Tuesday, February 07, 2017

Canada Offers Financial Aid to Bombardier, Less Than Requested: Bombardier’s financial situation had improved since the initial request of $1 billion, government minister says

The Wall Street Journal
Updated February 7, 2017 8:30 p.m. ET

The Canadian government offered a financial-aid package to Bombardier Inc. on Tuesday as the high-profile manufacturer works to ramp up sales of its struggling CSeries aircraft.

After more than a year of negotiations, the Liberal government said it would lend 372.5 million Canadian dollars ($283 million) to Bombardier to aid in the Montreal company’s development of the CSeries and Global 7000 aircraft. The amount is far short of the original request for $1 billion, which would match the amount of financing the province of Quebec put up in 2015 in exchange for just shy of a 50% stake in the CSeries project.

Canada’s Innovation Minister Navdeep Bains—who is responsible for industrial policy—said at a press conference that the money would ensure thousands of well-paying, high-tech jobs remain in Canada. The company and its chief executive, Alain Bellemare, are headed in the right direction, Mr. Bains said.

“This reflects a vote of confidence in this sector…and the leadership of this company,” he said.

Asked why Ottawa didn’t provide $1 billion, Mr. Bains said Bombardier’s financial situation had improved since the initial request. He cited Bombardier’s ability to strike a deal with Delta Air Lines Inc. for as many as 125 of its new single-aisle jets, including a firm order for 75 planes and options for another 50; and a pact with Air Canada for a firm order for 45 CSeries aircraft and options for another 30. Bombardier delivered its first CSeries jet to Swiss International Air Lines last June.

Talks between government officials and Bombardier executives began before the election of Prime Minister Justin Trudeau’s Liberal government in October 2015. After his election, Mr. Trudeau said he would only provide a financing deal if there were a strong business case for Ottawa to put up taxpayer-backed financing for the private-sector company.

Troubles and yearslong delays related to the CSeries aircraft—designed to compete in the single-aisle jet field with giants Airbus SE and Boeing Co.—coupled with softness in aircraft demand has placed a severe strain on Bombardier’s cash flow. This has forced the company, one of the highest-profile manufacturers in Canada, to cut thousands of jobs, restructure operations and record billions in write-downs to reflect the declining value of the CSeries.

In early 2015, the company named Mr. Bellemare as CEO, taking over from Pierre Beaudoin, who is a grandson of Bombardier founder Joseph-Armand Bombardier. The children of Joseph-Armand Bombardier maintained voting control of the company through their ownership of the bulk of Class A shares.
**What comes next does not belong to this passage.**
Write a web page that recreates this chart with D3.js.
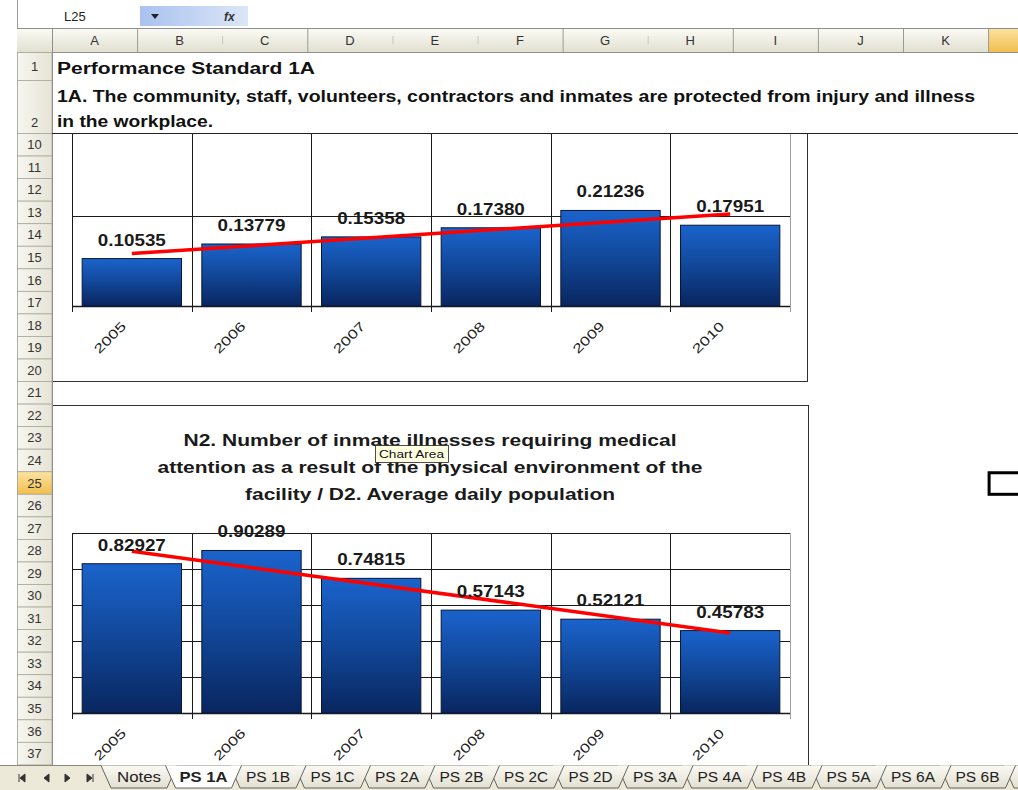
<!DOCTYPE html>
<html><head><meta charset="utf-8">
<script src="https://cdn.jsdelivr.net/npm/d3@7/dist/d3.min.js"></script>
<style>
body{margin:0;background:#fff;overflow:hidden}
svg{display:block;font-family:"Liberation Sans",Arial,sans-serif}
</style>
</head><body>
<svg id="c" width="1018" height="790"></svg>
<script>
// ---------------- data ----------------
const years = ["2005", "2006", "2007", "2008", "2009", "2010"];
const injuryRatio = [0.10535, 0.13779, 0.15358, 0.17380, 0.21236, 0.17951];
const illnessRatio = [0.82927, 0.90289, 0.74815, 0.57143, 0.52121, 0.45783];
const chart1Max = 0.4;
const chart2Max = 1.0;
const chart2Title = [
  "N2. Number of inmate illnesses requiring medical",
  "attention as a result of the physical environment of the",
  "facility / D2. Average daily population"
];
const sheetHeading = "Performance Standard 1A";
const standardText = [
  "1A. The community, staff, volunteers, contractors and inmates are protected from injury and illness",
  "in the workplace."
];
const columnLetters = ["A","B","C","D","E","F","G","H","I","J","K","L"];
const rowNumbers = [1, 2, 10, 11, 12, 13, 14, 15, 16, 17, 18, 19, 20, 21, 22, 23, 24, 25, 26, 27, 28, 29, 30, 31, 32, 33, 34, 35, 36, 37];
const sheetTabs = ["Notes","PS 1A","PS 1B","PS 1C","PS 2A","PS 2B","PS 2C","PS 2D","PS 3A","PS 4A","PS 4B","PS 5A","PS 6A","PS 6B"];
const activeTab = "PS 1A";
const nameBox = "L25";
const selectedRow = 25, selectedCol = "L";

// ---------------- setup ----------------
const W = 1018;
const svg = d3.select("#c");
const defs = svg.append("defs");
function grad(id, stops, vertical=true){
  const g = defs.append("linearGradient").attr("id", id)
    .attr("x1",0).attr("y1",0).attr("x2", vertical?0:1).attr("y2", vertical?1:0);
  stops.forEach(([o,c]) => g.append("stop").attr("offset", o).attr("stop-color", c));
}
grad("hdr", [["0%","#FBFBF7"],["100%","#E2E0D0"]]);
grad("rowhdr", [["0%","#F7F6F0"],["100%","#E6E4D6"]], false);
grad("selhdr", [["0%","#FCE3A2"],["100%","#F2BE4E"]]);
grad("fbar", [["0%","#A9C2EE"],["100%","#DCE6F8"]], false);
grad("tab", [["0%","#FAF9F4"],["100%","#E3E0D0"]]);
grad("barFill", [["0%","#1A63CC"],["45%","#124A9E"],["100%","#09265F"]]);

// ---------------- spreadsheet chrome ----------------
const colW = 85.1, colX0 = 52;
const colX = i => colX0 + i*colW;
function rowTop(r){ return r===1 ? 52 : r===2 ? 80 : 133 + (r-10)*22.55; }
function rowBot(r){ return r===1 ? 80 : r===2 ? 133 : 133 + (r-9)*22.55; }

// formula bar
const fb = svg.append("g");
fb.append("rect").attr("x",140).attr("y",6).attr("width",108).attr("height",20).attr("fill","url(#fbar)");
fb.append("text").attr("x",64).attr("y",21).attr("font-size",13).attr("fill","#222").text(nameBox);
fb.append("path").attr("d","M151,14 L159,14 L155,19 Z").attr("fill","#222");
fb.append("text").attr("x",224).attr("y",21).attr("font-size",12).attr("font-style","italic").attr("font-weight","bold").attr("fill","#333").text("fx");
svg.append("line").attr("x1",17.5).attr("x2",17.5).attr("y1",0).attr("y2",765).attr("stroke","#9a9a9a");

// column header
const ch = svg.append("g");
ch.append("rect").attr("x",17).attr("y",28).attr("width",1001).attr("height",24).attr("fill","url(#hdr)");
ch.append("rect").attr("x",colX(11)).attr("y",28).attr("width",colW).attr("height",24).attr("fill","url(#selhdr)");
ch.append("line").attr("x1",17).attr("x2",1018).attr("y1",28.5).attr("y2",28.5).attr("stroke","#8f8f8f");
ch.append("line").attr("x1",17).attr("x2",1018).attr("y1",52.5).attr("y2",52.5).attr("stroke","#8f8f8f");
ch.selectAll("line.cdiv").data(d3.range(columnLetters.length+1)).join("line")
  .attr("x1", i => colX(i)+0.5).attr("x2", i => colX(i)+0.5)
  .attr("y1", i => [2,4,5,7].includes(i) ? 36 : 29).attr("y2", i => [2,4,5,7].includes(i) ? 44 : 52)
  .attr("stroke", i => [2,4,5,7].includes(i) ? "#c8c8c0" : "#9b9b92");
// only letters whose header cell centre is inside the window are drawn
ch.selectAll("text").data(columnLetters.filter((d,i) => colX(i) + colW/2 < W - 6)).join("text")
  .attr("x", (d,i) => colX(i) + colW/2).attr("y", 45).attr("text-anchor","middle")
  .attr("font-size",13).attr("fill","#333").text(d => d);

// row header
const rh = svg.append("g");
rh.selectAll("rect").data(rowNumbers).join("rect")
  .attr("x",17.5).attr("y", d => rowTop(d)+0.5).attr("width",34.5).attr("height", d => rowBot(d)-rowTop(d))
  .attr("fill", d => d===selectedRow ? "url(#selhdr)" : "url(#rowhdr)")
  .attr("stroke","#a8a89c").attr("stroke-width",0.8);
rh.selectAll("text").data(rowNumbers).join("text")
  .attr("x",34.5).attr("y", d => d===2 ? 127 : d===1 ? 71 : (rowTop(d)+rowBot(d))/2 + 5)
  .attr("text-anchor","middle").attr("font-size",13).attr("fill","#333").text(d => d);
svg.append("line").attr("x1",52.5).attr("x2",52.5).attr("y1",28).attr("y2",765).attr("stroke","#8f8f8f");
svg.append("line").attr("x1",52).attr("x2",1018).attr("y1",133.5).attr("y2",133.5).attr("stroke","#222");

// cell text
const ct = svg.append("g").attr("font-weight","bold").attr("font-size",16).attr("fill","#111");
ct.append("text").attr("x",57).attr("y",74).attr("textLength",258).attr("lengthAdjust","spacingAndGlyphs").text(sheetHeading);
ct.append("text").attr("x",57).attr("y",102).attr("textLength",918).attr("lengthAdjust","spacingAndGlyphs").text(standardText[0]);
ct.append("text").attr("x",57).attr("y",127).attr("textLength",156).attr("lengthAdjust","spacingAndGlyphs").text(standardText[1]);

// ---------------- charts ----------------
defs.append("clipPath").attr("id","belowFreeze").append("rect").attr("x",53).attr("y",134).attr("width",965).attr("height",631);

function regression(vals){
  const n = vals.length, xs = d3.range(1, n+1);
  const mx = d3.mean(xs), my = d3.mean(vals);
  const sxy = d3.sum(xs, (x,i) => (x-mx)*(vals[i]-my));
  const sxx = d3.sum(xs, x => (x-mx)*(x-mx));
  const b = sxy/sxx, a = my - b*mx;
  return xs.map(x => a + b*x);
}

function drawChart(g, values, yMax, box, plot){
  g.append("rect").attr("x",box.x0+0.5).attr("y",box.y0+0.5)
    .attr("width",box.x1-box.x0).attr("height",box.y1-box.y0)
    .attr("fill","#fff").attr("stroke","#333").attr("stroke-width",1);
  const x = d3.scaleBand().domain(years).range([plot.x0, plot.x1]).paddingInner(0.17).paddingOuter(0.085);
  const y = d3.scaleLinear().domain([0, yMax]).range([plot.y1, plot.y0]);
  const step = x.step();
  // horizontal gridlines
  g.append("g").selectAll("line").data(y.ticks(Math.round(yMax/0.2)).filter(t => t>0)).join("line")
    .attr("x1",plot.x0).attr("x2",plot.x1)
    .attr("y1", d => Math.round(y(d))+0.5).attr("y2", d => Math.round(y(d))+0.5)
    .attr("stroke","#1a1a1a").attr("stroke-width",1);
  // vertical category gridlines + ticks
  g.append("g").selectAll("line").data(d3.range(years.length+1)).join("line")
    .attr("x1", i => Math.round(plot.x0 + i*step)+0.5).attr("x2", i => Math.round(plot.x0 + i*step)+0.5)
    .attr("y1", plot.y0).attr("y2", plot.y1+6)
    .attr("stroke", i => i===years.length ? "#a0a0a0" : "#1a1a1a").attr("stroke-width",1);
  // axis line
  g.append("line").attr("x1",plot.x0).attr("x2",plot.x1).attr("y1",plot.y1+0.5).attr("y2",plot.y1+0.5)
    .attr("stroke","#1a1a1a").attr("stroke-width",1.5);
  // bars
  g.append("g").selectAll("rect").data(values).join("rect")
    .attr("x",(d,i) => x(years[i])).attr("width", x.bandwidth())
    .attr("y", d => y(d)).attr("height", d => y(0)-y(d))
    .attr("fill","url(#barFill)").attr("stroke","#061638").attr("stroke-width",1);
  // linear trendline (least squares over the six values)
  const trend = regression(values);
  const cx = i => x(years[i]) + x.bandwidth()/2;
  g.append("path")
    .attr("d", d3.line()([[cx(0), y(trend[0])],[cx(years.length-1), y(trend[trend.length-1])]]))
    .attr("stroke","#FF0000").attr("stroke-width",3.5).attr("fill","none");
  // data labels
  g.append("g").selectAll("text").data(values).join("text")
    .attr("x",(d,i) => cx(i)).attr("y", d => y(d) - 13)
    .attr("text-anchor","middle").attr("font-size",16).attr("font-weight","bold").attr("fill","#1a1a1a")
    .attr("textLength",68).attr("lengthAdjust","spacingAndGlyphs")
    .text(d => d.toFixed(5));
  // category labels
  g.append("g").selectAll("text").data(years).join("text")
    .attr("transform", (d,i) => `translate(${cx(i)-5},${plot.y1+21}) rotate(-45)`)
    .attr("text-anchor","end").attr("font-size",13).attr("fill","#222")
    .attr("textLength",39).attr("lengthAdjust","spacingAndGlyphs")
    .text(d => d);
  return {x, y};
}

const charts = svg.append("g").attr("clip-path","url(#belowFreeze)");
const c1 = charts.append("g");
drawChart(c1, injuryRatio, chart1Max, {x0:52, x1:807, y0:20, y1:381}, {x0:72, x1:790, y0:126, y1:306});

const c2 = charts.append("g");
drawChart(c2, illnessRatio, chart2Max, {x0:52, x1:808, y0:405, y1:800}, {x0:72, x1:790, y0:533, y1:713});
const tl = [493, 545, 370];
c2.append("g").selectAll("text").data(chart2Title).join("text")
  .attr("x",430).attr("y",(d,i) => 446 + i*27).attr("text-anchor","middle")
  .attr("font-size",17).attr("font-weight","bold").attr("fill","#1a1a1a")
  .attr("textLength",(d,i) => tl[i]).attr("lengthAdjust","spacingAndGlyphs")
  .text(d => d);

// tooltip
const tip = svg.append("g");
tip.append("rect").attr("x",375.5).attr("y",445.5).attr("width",73).attr("height",17).attr("fill","#FFFFE1").attr("stroke","#222").attr("stroke-width",0.8);
tip.append("text").attr("x",379).attr("y",458).attr("font-size",11).attr("fill","#111")
  .attr("textLength",65).attr("lengthAdjust","spacingAndGlyphs").text("Chart Area");

// selected cell
const selIdx = columnLetters.indexOf(selectedCol);
svg.append("rect").attr("x",colX(selIdx)+1).attr("y",rowTop(selectedRow)+1.5)
  .attr("width",colW).attr("height",rowBot(selectedRow)-rowTop(selectedRow)-1)
  .attr("fill","none").attr("stroke","#000").attr("stroke-width",3);

// ---------------- sheet tabs ----------------
const tb = svg.append("g");
tb.append("rect").attr("x",0).attr("y",765).attr("width",1018).attr("height",25).attr("fill","#ECE9D8");
tb.append("line").attr("x1",0).attr("x2",1018).attr("y1",765.5).attr("y2",765.5).attr("stroke","#8a8a80");
const nav = [[22,"first"],[46,"prev"],[68,"next"],[90,"last"]];
nav.forEach(([cx,k]) => {
  const p = k==="first" ? `M${cx-3},774 L${cx-3},782 M${cx+3},774 L${cx-2},778 L${cx+3},782 Z`
          : k==="prev" ? `M${cx+3},774 L${cx-2},778 L${cx+3},782 Z`
          : k==="next" ? `M${cx-3},774 L${cx+2},778 L${cx-3},782 Z`
          : `M${cx+3},774 L${cx+3},782 M${cx-3},774 L${cx+2},778 L${cx-3},782 Z`;
  tb.append("path").attr("d",p).attr("fill","#333").attr("stroke","#333").attr("stroke-width",1);
});
const tabX = d3.scaleLinear().domain([0, sheetTabs.length-1]).range([139, 977.5]);
const tabHalf = 32;
function tabPath(cx){
  return `M${cx-tabHalf-6},765.5 L${cx-tabHalf+4},788 L${cx+tabHalf-4},788 L${cx+tabHalf+6},765.5`;
}
const order = sheetTabs.map((t,i)=>i).filter(i => sheetTabs[i]!==activeTab).reverse();
order.push(sheetTabs.indexOf(activeTab));
tb.append("path").attr("d",tabPath(tabX(sheetTabs.length))).attr("fill","url(#tab)").attr("stroke","#555").attr("stroke-width",0.9);
order.forEach(i => {
  const active = sheetTabs[i]===activeTab;
  tb.append("path").attr("d",tabPath(tabX(i))).attr("fill", active ? "#fff" : "url(#tab)")
    .attr("stroke","#555").attr("stroke-width",0.9);
  tb.append("text").attr("x",tabX(i)).attr("y",782).attr("text-anchor","middle")
    .attr("font-size",14).attr("font-weight", active ? "bold" : "normal").attr("fill","#222")
    .attr("textLength", active ? 48 : 44).attr("lengthAdjust","spacingAndGlyphs")
    .text(sheetTabs[i]);
});
</script>
</body></html>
Months after taking over, Mr. Bellemare and the Quebec government struck the $1 billion financing deal. The provincial government said the Canadian government should provide a matching $1 billion, given the support Ottawa provided to bailout the auto sector during the financial crisis.

In another move designed to shore up its balance sheet, Bombardier sold 30% of its profitable train-manufacturing business to Caisse de dépôt et placement du Québec, Canada’s second-largest pension fund, for $1.5 billion.

Mr. Bellemare said the loan, available over a four-year period, gives Bombardier much-needed financial flexibility in the event of another market shock and enables it to pursue new projects that could boost earnings.

The company would repay the money it borrows, Mr. Bellemare said. “It’s the right solution for where we are” as a company, he said.

Canada’s loan, and the Quebec financing beforehand, underscores the widely held view that Bombardier, which anchors a Canadian aerospace sector that employs about 40,000 people, is too important to the Quebec economy for the government to allow it to fail.

The Canadian government has invested heavily and consistently in Bombardier, issuing more than C$1.3 billion in loans to the company over the last half-century. The company has paid back roughly half of that amount, according to government data.

Bombardier told investors last December it expected to generate single-digit revenue growth for 2016, while reaffirming a goal of breaking even on cash flow by next year. Bombardier’s third-quarter revenue, its most recent quarterly report, fell by nearly 10% by lower aircraft sales, but the company signaled it would beat its profitability targets for the year in all its business segments.